→ **WHAT NEEDS TO BE DONE**: The line containing "const m3Ticks = [0, 50, 100, 150, 200];" marks the end: extract everything from the first line of the data through that line, exactly, with no pictures.
═══
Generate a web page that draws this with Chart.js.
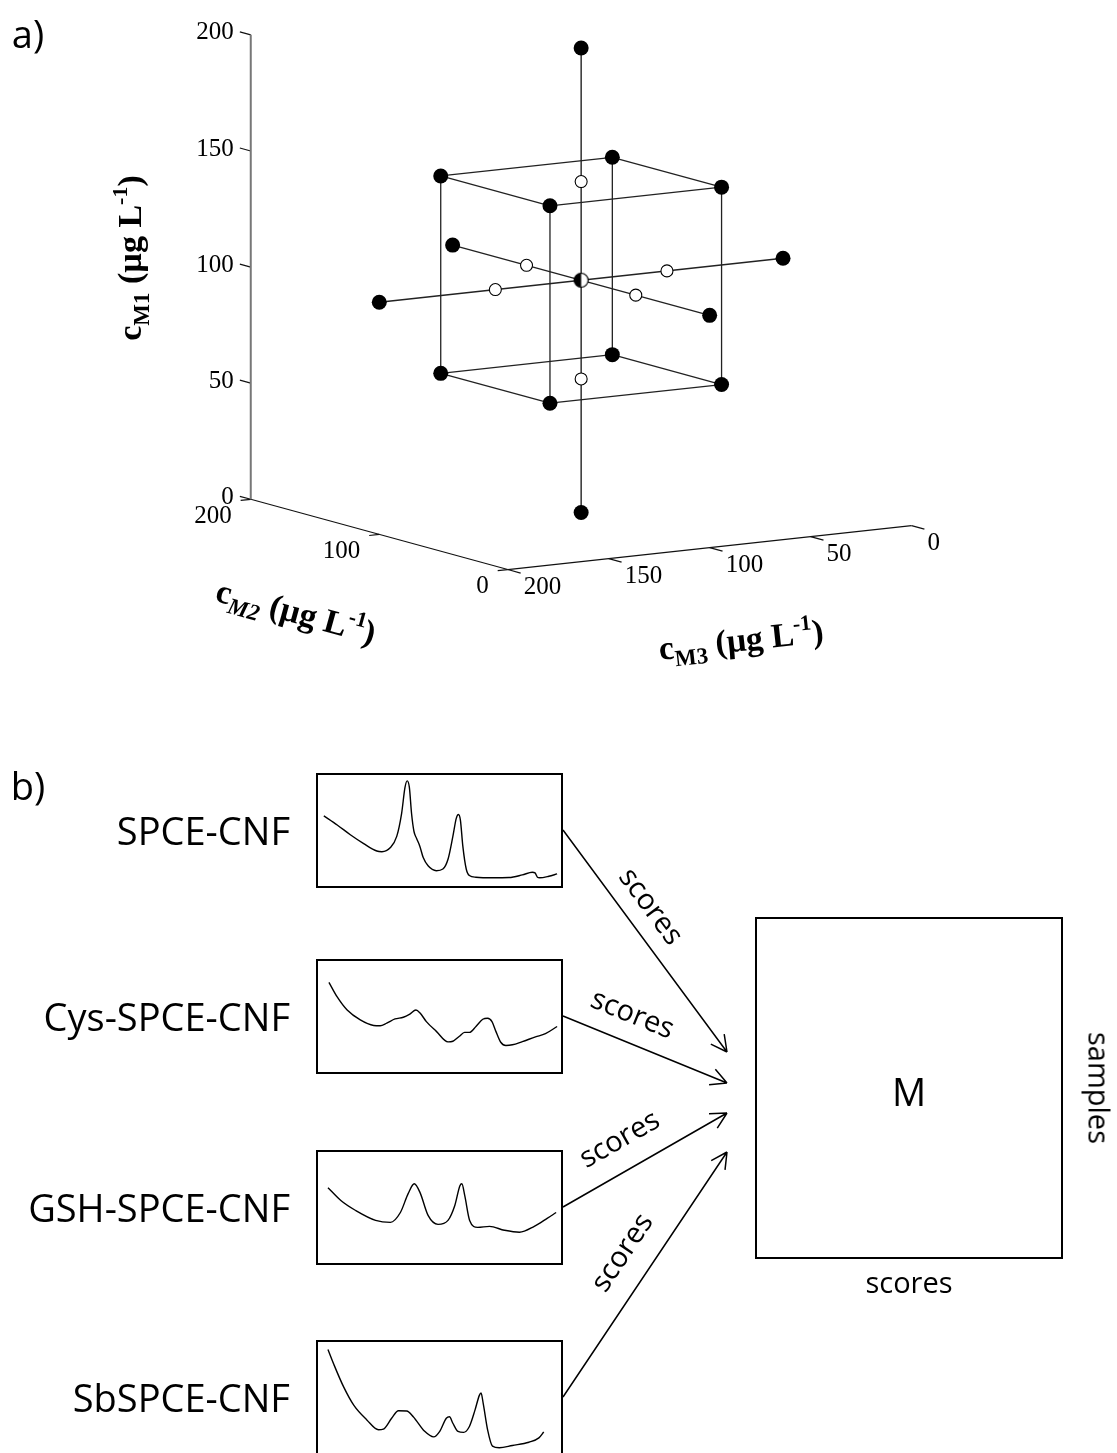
<!DOCTYPE html>
<html>
<head>
<meta charset="utf-8">
<title>CCD and multi-sensor scores</title>
<script src="https://cdn.jsdelivr.net/npm/chart.js@4.4.1/dist/chart.umd.min.js"></script>
<style>
  html, body { margin: 0; padding: 0; background: #fff; }
  #page { position: relative; width: 1117px; height: 1453px; overflow: hidden; background: #fff; }
  #diagram, #design { position: absolute; left: 0; top: 0; }
  .spec { position: absolute; width: 243px; height: 111px; border: 2px solid #000; background: #fff; }
  .spec canvas { display: block; }
  .lbl { position: absolute; font-family: 'Open Sans', sans-serif; color: #000; white-space: nowrap; line-height: 1; }
</style>
</head>
<body>
<div id="page">
  <canvas id="diagram" width="1117" height="1453"></canvas>
  <canvas id="design" width="1117" height="700"></canvas>
</div>
<script>
'use strict';

// DATA
// a) central composite design, concentrations in µg L-1
// cube points
const cubeM1 = [57.5, 57.5, 57.5, 57.5, 142.5, 142.5, 142.5, 142.5];
const cubeM2 = [57.5, 57.5, 142.5, 142.5, 57.5, 57.5, 142.5, 142.5];
const cubeM3 = [57.5, 142.5, 57.5, 142.5, 57.5, 142.5, 57.5, 142.5];
// star (axial) points
const starM1 = [0, 200, 100, 100, 100, 100];
const starM2 = [100, 100, 0, 200, 100, 100];
const starM3 = [100, 100, 100, 100, 0, 200];
// open circles on the star arms
const innerM1 = [57.5, 142.5, 100, 100, 100, 100];
const innerM2 = [100, 100, 57.5, 142.5, 100, 100];
const innerM3 = [100, 100, 100, 100, 57.5, 142.5];
// centre point
const centreM = [100, 100, 100];
// tick labels
const m1Ticks = [0, 50, 100, 150, 200];
const m2Ticks = [0, 100, 200];
const m3Ticks = [0, 50, 100, 150, 200];

// b) voltammograms (x: potential, y: current, both relative 0-100)
const spceX = [2.4, 7.9, 13.3, 18.8, 24.2, 26.3, 29.7, 32.4, 34.4, 35.8, 36.7, 37.6, 38.5, 39.5, 40.5, 41.9, 43.3, 45.3, 48.7, 51.4, 53.5, 55.5, 56.9, 57.8, 58.6, 59.6, 61.0, 62.3, 65.0, 71.8, 78.6, 84.1, 88.2, 89.3, 90.3, 91.2, 95.0, 98.4];
const spceY = [63.2, 55.0, 46.2, 38.2, 31.5, 30.9, 34.4, 44.7, 65.3, 88.8, 94.7, 88.8, 65.3, 49.1, 43.2, 35.9, 25.6, 18.2, 13.8, 15.3, 24.1, 44.7, 60.9, 64.4, 59.4, 35.9, 15.3, 9.4, 7.9, 7.4, 7.6, 10.0, 12.4, 11.8, 7.9, 7.4, 8.8, 10.9];
const cysX = [4.5, 7.9, 12.0, 17.4, 22.9, 25.6, 28.3, 31.7, 35.1, 37.8, 40.3, 41.9, 44.6, 48.7, 53.5, 55.5, 58.2, 60.3, 62.3, 65.0, 67.8, 69.8, 71.6, 73.2, 75.2, 77.3, 80.0, 84.1, 89.5, 93.6, 98.4];
const cysY = [80.8, 67.6, 55.8, 46.9, 41.9, 41.6, 44.0, 47.8, 49.3, 52.2, 55.8, 53.4, 45.4, 36.6, 27.1, 27.7, 32.2, 35.7, 35.7, 41.0, 47.5, 48.4, 45.4, 36.6, 26.8, 23.9, 24.5, 27.4, 31.6, 34.5, 41.0];
const gshX = [4.1, 9.4, 15.5, 23.7, 29.8, 33.9, 37.1, 39.6, 42.0, 45.3, 49.4, 53.5, 56.3, 58.4, 59.2, 60.4, 62.4, 65.7, 70.6, 76.7, 82.9, 89.0, 94.3, 98.0];
const gshY = [67.9, 56.3, 47.3, 38.4, 36.6, 45.5, 62.5, 71.4, 63.4, 42.9, 34.8, 38.4, 51.8, 69.6, 71.4, 60.7, 38.4, 32.1, 33.0, 29.5, 27.7, 33.0, 40.2, 45.5];
const sbX = [4.1, 6.5, 10.6, 14.7, 20.1, 24.9, 26.9, 30.3, 33.1, 36.5, 39.2, 43.9, 47.6, 50.1, 52.8, 54.1, 55.5, 57.6, 59.9, 62.3, 64.6, 66.4, 67.1, 68.0, 69.8, 71.8, 74.6, 80.0, 86.8, 90.9, 92.9];
const sbY = [93.2, 79.9, 59.3, 43.1, 29.8, 20.9, 21.5, 31.3, 38.1, 37.8, 32.7, 19.5, 14.5, 19.5, 31.3, 32.7, 26.8, 19.5, 18.6, 23.9, 38.6, 51.9, 54.0, 44.5, 20.9, 6.2, 4.7, 6.8, 9.7, 13.6, 18.9];
const sensorNames = ['SPCE-CNF', 'Cys-SPCE-CNF', 'GSH-SPCE-CNF', 'SbSPCE-CNF'];

// LAYOUT
const page = document.getElementById('page');
// 3D view: screen position of the (cM1=0, cM2=0, cM3=200) corner and axis directions
const view = { x0: 507, y0: 575, k1: 2.38, a2: 1.305, b2: 0.36, a3: 2.05, b3: 0.225 };
const specTops = [773, 959, 1150, 1340];
const specLeft = 316;
const tipX = 727;
const tipY = [1052, 1083, 1113, 1152];
const labelPos = [[0.41, 24], [0.36, 27], [0.44, 30], [0.52, 30]]; // along arrow, off arrow
const mBox = { left: 756, top: 918, right: 1062, bottom: 1258 };

const project = function (m1, m2, m3) {
  return {
    x: view.x0 - view.a2 * m2 - view.a3 * (m3 - 200),
    y: view.y0 - view.k1 * m1 - view.b2 * m2 + view.b3 * (m3 - 200),
  };
};

// PART A - design chart
const segment = function (p, q, color, width, order) {
  return {
    data: [p, q],
    showLine: true,
    borderColor: color,
    borderWidth: width,
    pointRadius: 0,
    order: order,
  };
};

const datasets = [];

// axes
datasets.push(segment(project(0, 200, 200), project(200, 200, 200), '#777', 2, 5));
datasets.push(segment(project(0, 200, 200), project(0, 0, 200), '#111', 1.2, 5));
datasets.push(segment(project(0, 0, 200), project(0, 0, 0), '#111', 1.2, 5));

// ticks
m1Ticks.forEach(function (v) {
  datasets.push(segment(project(v, 200, 200), project(v, 208.5, 200), '#111', 1.2, 5));
});
m2Ticks.forEach(function (v) {
  datasets.push(segment(project(0, v, 200), project(0, v, 205), '#111', 1.2, 5));
});
m3Ticks.forEach(function (v) {
  datasets.push(segment(project(0, 0, v), project(0, -10, v), '#111', 1.2, 5));
});

// cube edges: pairs differing in one factor only
for (let i = 0; i < cubeM1.length; i++) {
  for (let j = i + 1; j < cubeM1.length; j++) {
    const diff =
      (cubeM1[i] !== cubeM1[j]) + (cubeM2[i] !== cubeM2[j]) + (cubeM3[i] !== cubeM3[j]);
    if (diff === 1) {
      datasets.push(
        segment(
          project(cubeM1[i], cubeM2[i], cubeM3[i]),
          project(cubeM1[j], cubeM2[j], cubeM3[j]),
          '#222', 1.3, 4
        )
      );
    }
  }
}

// star arms
for (let i = 0; i < starM1.length; i += 2) {
  datasets.push(
    segment(
      project(starM1[i], starM2[i], starM3[i]),
      project(starM1[i + 1], starM2[i + 1], starM3[i + 1]),
      '#222', 1.4, 4
    )
  );
}

const halfDot = function (r) {
  const c = document.createElement('canvas');
  const s = Math.ceil(2 * r + 3);
  c.width = s;
  c.height = s;
  const g = c.getContext('2d');
  const m = s / 2;
  g.beginPath();
  g.arc(m, m, r, 0, Math.PI * 2);
  g.fillStyle = '#fff';
  g.fill();
  g.beginPath();
  g.moveTo(m, m - r);
  g.arc(m, m, r, -Math.PI / 2, Math.PI / 2, true);
  g.closePath();
  g.fillStyle = '#000';
  g.fill();
  g.beginPath();
  g.arc(m, m, r, 0, Math.PI * 2);
  g.lineWidth = 1.2;
  g.strokeStyle = '#000';
  g.stroke();
  return c;
};

datasets.push({
  data: cubeM1.map((v, i) => project(v, cubeM2[i], cubeM3[i]))
    .concat(starM1.map((v, i) => project(v, starM2[i], starM3[i]))),
  pointRadius: 7.5,
  pointBackgroundColor: '#000',
  pointBorderColor: '#000',
  pointBorderWidth: 0,
  order: 1,
});
datasets.push({
  data: innerM1.map((v, i) => project(v, innerM2[i], innerM3[i])),
  pointRadius: 6,
  pointBackgroundColor: '#fff',
  pointBorderColor: '#000',
  pointBorderWidth: 1.1,
  order: 1,
});
datasets.push({
  data: [project(centreM[0], centreM[1], centreM[2])],
  pointStyle: halfDot(7),
  pointRadius: 7.5,
  order: 0,
});

const serif = '"Liberation Serif", "Times New Roman", serif';

const drawRich = function (ctx, parts, cx, cy, angle) {
  ctx.save();
  ctx.translate(cx, cy);
  ctx.rotate(angle);
  let total = 0;
  parts.forEach(function (p) {
    ctx.font = p.font;
    p.w = ctx.measureText(p.t).width;
    total += p.w;
  });
  let x = -total / 2;
  ctx.textAlign = 'left';
  ctx.textBaseline = 'alphabetic';
  ctx.fillStyle = '#000';
  parts.forEach(function (p) {
    ctx.font = p.font;
    ctx.fillText(p.t, x, p.dy);
    x += p.w;
  });
  ctx.restore();
};

const titleParts = function (sub, subItalic) {
  const big = 'bold 34px ' + serif;
  return [
    { t: 'c', font: big, dy: 11 },
    { t: sub, font: (subItalic ? 'italic ' : '') + 'bold 23px ' + serif, dy: 19 },
    { t: ' (\u00b5g L', font: big, dy: 11 },
    { t: '-1', font: 'bold 22px ' + serif, dy: -3 },
    { t: ')', font: big, dy: 11 },
  ];
};

const axisText = {
  id: 'axisText',
  afterDraw(chart) {
    const ctx = chart.ctx;
    const sx = chart.scales.x;
    const sy = chart.scales.y;
    const px = p => ({ x: sx.getPixelForValue(p.x), y: sy.getPixelForValue(p.y) });
    ctx.save();
    ctx.fillStyle = '#000';
    ctx.font = '25px ' + serif;
    ctx.textBaseline = 'middle';

    ctx.textAlign = 'right';
    m1Ticks.forEach(function (v) {
      const p = px(project(v, 200, 200));
      ctx.fillText(String(v), p.x - 17, p.y - 2);
    });
    m2Ticks.forEach(function (v) {
      const p = px(project(0, v, 200));
      ctx.fillText(String(v), p.x - 19, p.y + 17);
    });
    ctx.textAlign = 'left';
    m3Ticks.forEach(function (v) {
      const p = px(project(0, 0, v));
      ctx.fillText(String(v), p.x + 16, p.y + 18);
    });

    // axis titles
    drawRich(ctx, titleParts('M1', false), 130, 258, -Math.PI / 2);
    const a2 = project(0, 200, 200);
    const b2 = project(0, 0, 200);
    drawRich(ctx, titleParts('M2', true), 296, 612, Math.atan2(b2.y - a2.y, b2.x - a2.x));
    const a3 = project(0, 0, 200);
    const b3 = project(0, 0, 0);
    drawRich(ctx, titleParts('M3', false), 741, 640, Math.atan2(b3.y - a3.y, b3.x - a3.x));
    ctx.restore();
  },
};

const designChart = new Chart(document.getElementById('design'), {
  type: 'scatter',
  data: { datasets: datasets },
  options: {
    responsive: false,
    animation: false,
    devicePixelRatio: 1,
    layout: { padding: 0 },
    plugins: { legend: { display: false }, tooltip: { enabled: false } },
    scales: {
      x: { type: 'linear', display: false, min: 0, max: 1117 },
      y: { type: 'linear', display: false, min: 0, max: 700, reverse: true },
    },
  },
  plugins: [axisText],
});

// PART B - sensor voltammograms
const spectra = [
  [spceX, spceY],
  [cysX, cysY],
  [gshX, gshY],
  [sbX, sbY],
];

spectra.forEach(function (s, i) {
  const box = document.createElement('div');
  box.className = 'spec';
  box.style.left = specLeft + 'px';
  box.style.top = specTops[i] + 'px';
  const cv = document.createElement('canvas');
  cv.width = 243;
  cv.height = 111;
  box.appendChild(cv);
  page.appendChild(box);

  new Chart(cv, {
    type: 'scatter',
    data: {
      datasets: [
        {
          data: s[0].map((x, k) => ({ x: x, y: s[1][k] })),
          showLine: true,
          borderColor: '#000',
          borderWidth: 1.4,
          pointRadius: 0,
          cubicInterpolationMode: 'monotone',
        },
      ],
    },
    options: {
      responsive: false,
      animation: false,
      devicePixelRatio: 1,
      layout: { padding: 0 },
      plugins: { legend: { display: false }, tooltip: { enabled: false } },
      scales: {
        x: { type: 'linear', display: false, min: 0, max: 100 },
        y: { type: 'linear', display: false, min: 0, max: 100 },
      },
    },
  });
});

// text helpers
const addLabel = function (text, cx, cy, angle, size, lift) {
  const el = document.createElement('div');
  el.className = 'lbl';
  el.textContent = text;
  el.style.fontSize = size + 'px';
  el.style.left = cx + 'px';
  el.style.top = cy + 'px';
  el.style.transform =
    'translate(-50%, -50%) rotate(' + angle + 'rad) translate(0px, ' + -lift * size + 'px)';
  page.appendChild(el);
};

const addRightLabel = function (text, right, cy, size) {
  const el = document.createElement('div');
  el.className = 'lbl';
  el.textContent = text;
  el.style.fontSize = size + 'px';
  el.style.left = '0px';
  el.style.width = right + 'px';
  el.style.textAlign = 'right';
  el.style.top = cy + 'px';
  el.style.transform = 'translateY(-50%)';
  page.appendChild(el);
};

// panel tags
addLabel('a)', 28, 33, 0, 38, 0);
addLabel('b)', 28, 785, 0, 38, 0);

// diagram: arrows and M matrix
const dg = document.getElementById('diagram').getContext('2d');
dg.strokeStyle = '#000';
dg.lineWidth = 2;
dg.strokeRect(mBox.left, mBox.top, mBox.right - mBox.left, mBox.bottom - mBox.top);

sensorNames.forEach(function (name, i) {
  const cy = specTops[i] + 57;
  addRightLabel(name, 290, cy, 38);

  const sx = specLeft + 247;
  const ex = tipX;
  const ey = tipY[i];
  const dx = ex - sx;
  const dy = ey - cy;
  const len = Math.hypot(dx, dy);
  const ang = Math.atan2(dy, dx);

  dg.lineWidth = 1.5;
  dg.beginPath();
  dg.moveTo(sx, cy);
  dg.lineTo(ex, ey);
  [0.48, -0.48].forEach(function (da) {
    dg.moveTo(ex, ey);
    dg.lineTo(ex - 18 * Math.cos(ang + da), ey - 18 * Math.sin(ang + da));
  });
  dg.stroke();

  const t = labelPos[i][0];
  const off = labelPos[i][1];
  const ux = dx / len;
  const uy = dy / len;
  const lx = sx + dx * t + uy * off;
  const ly = cy + dy * t - ux * off;
  addLabel('scores', lx, ly, ang, 29, 0.12);
});

addLabel('M', (mBox.left + mBox.right) / 2, (mBox.top + mBox.bottom) / 2 + 4, 0, 38, 0.03);
addLabel('scores', (mBox.left + mBox.right) / 2, mBox.bottom + 27, 0, 29, 0.12);
addLabel('samples', mBox.right + 38, (mBox.top + mBox.bottom) / 2, Math.PI / 2, 29, 0);
</script>
</body>
</html>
═══
→ **CORRECT OUTPUT**:
Generate a web page that draws this with Chart.js.
<!DOCTYPE html>
<html>
<head>
<meta charset="utf-8">
<title>CCD and multi-sensor scores</title>
<script src="https://cdn.jsdelivr.net/npm/chart.js@4.4.1/dist/chart.umd.min.js"></script>
<style>
  html, body { margin: 0; padding: 0; background: #fff; }
  #page { position: relative; width: 1117px; height: 1453px; overflow: hidden; background: #fff; }
  #diagram, #design { position: absolute; left: 0; top: 0; }
  .spec { position: absolute; width: 243px; height: 111px; border: 2px solid #000; background: #fff; }
  .spec canvas { display: block; }
  .lbl { position: absolute; font-family: 'Open Sans', sans-serif; color: #000; white-space: nowrap; line-height: 1; }
</style>
</head>
<body>
<div id="page">
  <canvas id="diagram" width="1117" height="1453"></canvas>
  <canvas id="design" width="1117" height="700"></canvas>
</div>
<script>
'use strict';

// DATA
// a) central composite design, concentrations in µg L-1
// cube points
const cubeM1 = [57.5, 57.5, 57.5, 57.5, 142.5, 142.5, 142.5, 142.5];
const cubeM2 = [57.5, 57.5, 142.5, 142.5, 57.5, 57.5, 142.5, 142.5];
const cubeM3 = [57.5, 142.5, 57.5, 142.5, 57.5, 142.5, 57.5, 142.5];
// star (axial) points
const starM1 = [0, 200, 100, 100, 100, 100];
const starM2 = [100, 100, 0, 200, 100, 100];
const starM3 = [100, 100, 100, 100, 0, 200];
// open circles on the star arms
const innerM1 = [57.5, 142.5, 100, 100, 100, 100];
const innerM2 = [100, 100, 57.5, 142.5, 100, 100];
const innerM3 = [100, 100, 100, 100, 57.5, 142.5];
// centre point
const centreM = [100, 100, 100];
// tick labels
const m1Ticks = [0, 50, 100, 150, 200];
const m2Ticks = [0, 100, 200];
const m3Ticks = [0, 50, 100, 150, 200];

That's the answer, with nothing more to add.